As you duly note, both $\bar{\psi}\psi$ and $\bar{\psi} \gamma^5 \psi$ are Lorentz invariant, so the question to ask is, how are they different?

It turns out that the difference lies in their transformations under a Parity transformation. Without proof, I claim that under $P:(x,y,z) \to (-x,-y,-z)$, $\bar{\psi}\psi \to \bar{\psi}\psi$, while $\bar{\psi}\gamma^5\psi \to -\bar{\psi}\gamma^5\psi$.

So the first object is a true scalar while the second object is a pseudoscalar (i.e. it picks up a minus sign under $P$). Thus, if we have the second term in the Lagrangian, it breaks Parity symmetry.

It turns out (experimentally) that $P$ is indeed broken in the weak interaction.
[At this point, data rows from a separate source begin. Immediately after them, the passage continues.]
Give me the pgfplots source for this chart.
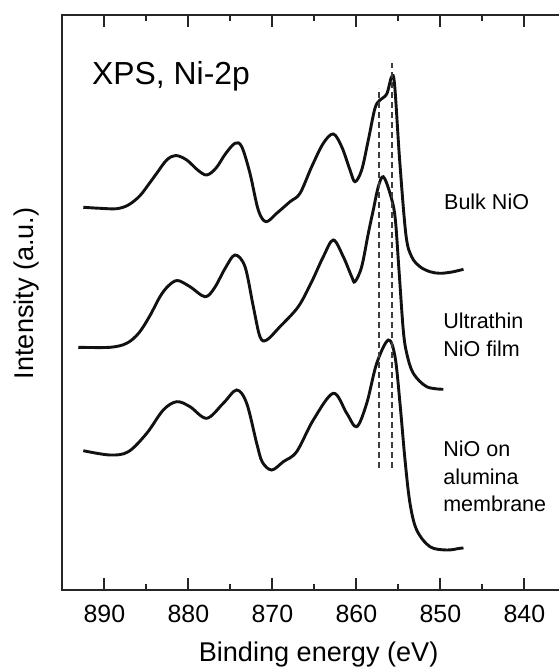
\documentclass[border=0pt]{standalone}
\usepackage{fontspec}
\setmainfont{Liberation Sans}
\usepackage{pgfplots}
\pgfplotsset{compat=1.18}
\definecolor{curveink}{HTML}{111111}
\definecolor{dashgray}{HTML}{3C3C3C}
\begin{document}
\begin{tikzpicture}
\begin{axis}[
  scale only axis, width=256.2bp, height=287.5bp,
  x dir=reverse, xmin=834, xmax=895, ymin=0, ymax=575,
  xtick={840,850,...,890}, minor x tick num=1, ytick=\empty,
  tick align=inside, major tick length=6bp, minor tick length=3bp,
  axis line style={line width=0.9bp, draw=black!85},
  every tick/.style={line width=0.9bp, draw=black!85},
  /pgf/number format/assume math mode=true,
  /pgf/number format/1000 sep={},
  xticklabel style={font=\fontsize{12.5}{14}\selectfont, anchor=base, yshift=-16.35bp},
  xlabel={Binding energy (eV)},
  every axis x label/.style={at={(axis description cs:0.5,0)}, anchor=base, yshift=-35.85bp, font=\fontsize{13.6}{16}\selectfont},
  ylabel={Intensity (a.u.)},
  every axis y label/.style={at={(axis description cs:-0.0568,0.516)}, rotate=90, anchor=base, font=\fontsize{13.6}{16}\selectfont},
  clip=false,
]
% Bulk NiO
\addplot[curveink, line width=1.45bp, smooth, tension=0.55] coordinates {
(892.51,382.7) (890.52,381.7) (888.54,381.3) (887.15,385) (885.8,394)
(884.7,406) (883.77,416.7) (882.58,430) (881.5,434.5) (880.2,430)
(878.9,420) (877.82,415) (876.7,422) (875.6,436) (874.45,446.7)
(873.65,443.3) (872.67,416.7) (871.68,380) (870.76,368.3) (869.49,376.7)
(867.90,388.3) (866.71,396.7) (865.32,423.3) (863.94,446.7) (862.75,456)
(861.75,443.3) (860.76,420) (860.17,408.3) (859.37,420) (858.58,450)
(857.79,481.7) (857.19,490) (856.39,496) (855.80,513.3) (855.45,505)
(854.85,430) (854.1,355) (853.42,333.3) (852.43,323.3) (851.24,318.3)
(850.05,316.7) (848.62,318) (847.25,320.7)};
% Ultrathin NiO film
\addplot[curveink, line width=1.45bp, smooth, tension=0.55] coordinates {
(893.11,242.7) (889.33,242.7) (887.35,246.7) (885.9,257) (884.6,274)
(883.38,293.3) (882.4,304) (881.3,309.5) (879.81,303.3) (878.02,293.3)
(876.9,302) (875.6,322) (874.45,335) (873.26,323.3) (872.27,283.3)
(871.48,253.3) (870.68,250) (869.10,263.3) (866.92,283.3) (865.32,308.3)
(863.94,333.3) (862.75,350) (861.56,333.3) (860.56,313.3) (860.17,308.3)
(859.37,323.3) (858.58,356.7) (857.99,380) (857.39,403.3) (856.80,413.3)
(856.00,396.7) (855.40,373.3) (854.93,320) (854.42,260) (854.01,236.7)
(853.23,216.7) (851.63,203.3) (849.65,200.7)};
% NiO on alumina membrane
\addplot[curveink, line width=1.45bp, smooth, tension=0.55] coordinates {
(892.51,139.3) (889.33,135) (887.15,138.3) (884.96,156.7) (882.99,180)
(881.39,188.3) (879.81,183.3) (877.82,171.7) (875.85,186.7) (874.25,200)
(873.06,186.7) (871.87,146.7) (871.2,128) (870.08,120) (868.70,128.3)
(867.11,138.3) (865.13,170) (862.75,196.7) (861.15,176.7) (859.96,163.3)
(858.77,186.7) (857.58,226.7) (856.20,250) (855.40,233.3) (854.81,186.7)
(854.21,130) (853.62,86.7) (852.82,60) (851.24,43.3) (849.25,40)
(847.67,41.7) (847.25,42)};
% peak markers
\addplot[dashgray, line width=1bp, dash pattern=on 3.2bp off 1.8bp] coordinates {(857.3,122) (857.3,502)};
\addplot[dashgray, line width=1bp, dash pattern=on 3.2bp off 1.8bp] coordinates {(855.8,122) (855.8,527)};
\node[anchor=base west, font=\fontsize{16}{18}\selectfont, inner sep=0pt] at (axis cs:891.5,505) {XPS, Ni-2p};
\node[anchor=base west, font=\fontsize{10.8}{13}\selectfont, inner sep=0pt] at (axis cs:849.6,380) {Bulk NiO};
\node[anchor=base west, font=\fontsize{10.8}{13}\selectfont, inner sep=0pt] at (axis cs:849.7,261) {Ultrathin};
\node[anchor=base west, font=\fontsize{10.8}{13}\selectfont, inner sep=0pt] at (axis cs:849.7,233) {NiO film};
\node[anchor=base west, font=\fontsize{10.8}{13}\selectfont, inner sep=0pt] at (axis cs:849.7,133) {NiO on};
\node[anchor=base west, font=\fontsize{10.8}{13}\selectfont, inner sep=0pt] at (axis cs:849.7,105) {alumina};
\node[anchor=base west, font=\fontsize{10.8}{13}\selectfont, inner sep=0pt] at (axis cs:849.7,78) {membrane};
\end{axis}
\pgfresetboundingbox
\path[use as bounding box] (-31.2bp,-39.5bp) rectangle (248.3bp,295bp);
\end{tikzpicture}
\end{document}
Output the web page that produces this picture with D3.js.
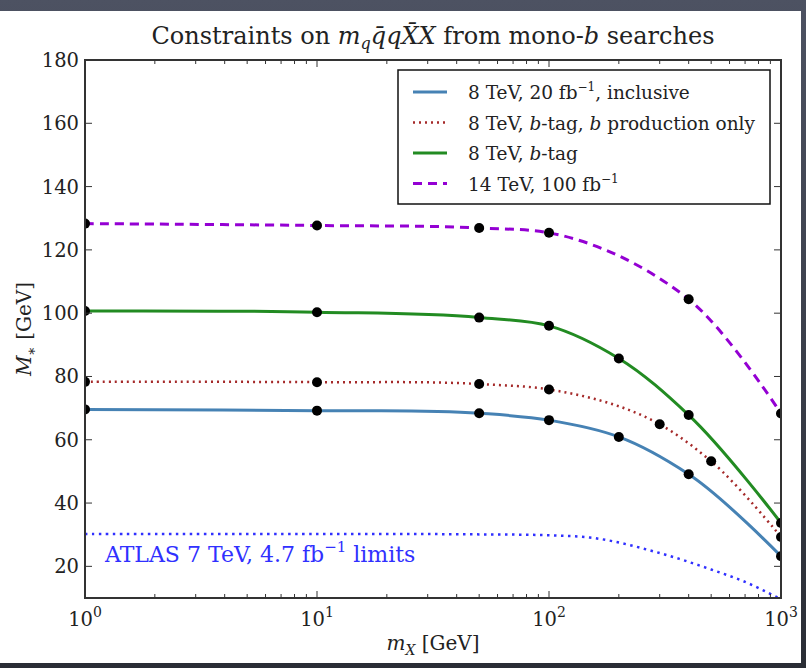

So we do have a weak interaction vertex (for a electron + neutrino $ \to W^-$ interaction, for example) that looks like

\begin{align} \sim -\frac{-i g_{\mu\nu}}{2\sqrt{2}}\gamma^\mu(1-\gamma^5). \end{align}

This is an axial vector coupling, which is not parity invariant.

However the pseudoscalar $\bar{\psi}\gamma^5\psi$ doesn't appear in the SM because the object $(1-\gamma^5)/2 = \mathbb{P}_L$ is the projector onto the left-handed component of a spinor, so it can only appear if you want a theory in which the mass term of the right-handed and left-handed spinors are different, which we don't observe experimentally.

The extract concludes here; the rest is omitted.